The government is seeking to remedy this by creating "grand alliances" between government-funded labs and key industries, and the authorities have offered tax incentives and other funds to encourage firms to innovate.
Many analysts, though, say that what the government does not do is as important as what it does, and that officials should not interfere with research, allowing scientists more freedom.
"The system must have a certain flexibility and adaptability," says Zhang. Chinese scientists who have moved abroad, he points out, have thrived "in an environment that allows them to be creative and free thinking."
"Chinese are not inherently uncreative," adds Dr. Simon, who is technology adviser to the coastal city of Dalian. "It's the institutional milieu" in both state-owned and private Chinese firms, "that does not promote innovative behavior," he argues. "The system does not reward you for taking the risk to go outside the lines."
Scientists returning from abroad could be the key to changing Chinese corporate and government attitudes to scientific research. "They understand what kind of creative juices are stirred by a free and open environment," says Simon. "If they can bring that culture in, they will become vanguards for change."
The government itself seems to have adopted this thinking. Earlier this year a former engineer with Audi in Germany, Wan Gang, was appointed minister of science and technology, the first in that position who did not to belong to the ruling Communist Party.
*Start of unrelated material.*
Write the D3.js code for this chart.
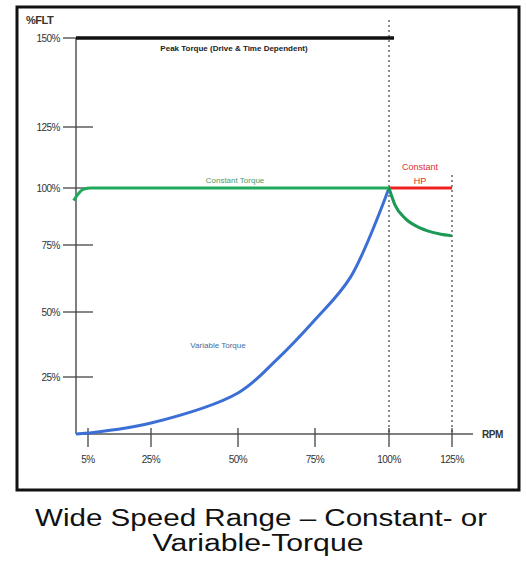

Mr. Wan has much to change, not least the fear of failure that is built into the education and research system and which inhibits scientists from going out on a limb. He has started by promoting a new law, currently before the National People's Congress, China's parliament, that promises "scientists and technicians who have initiated research with a high risk of failure will still have their expenses covered if they can provide evidence that they tried their best when they failed to achieve their goals."
Cultural changes go deeper than legislation, Lan acknowledges, and "this kind of thing always takes time, but China is changing." Simon agrees. "There is tremendous room for opening up parameters of individual thinking that is not being utilized," he says. "Fundamental cultural changes take a long time, but China is constantly being bombarded by pressures that make this a necessity."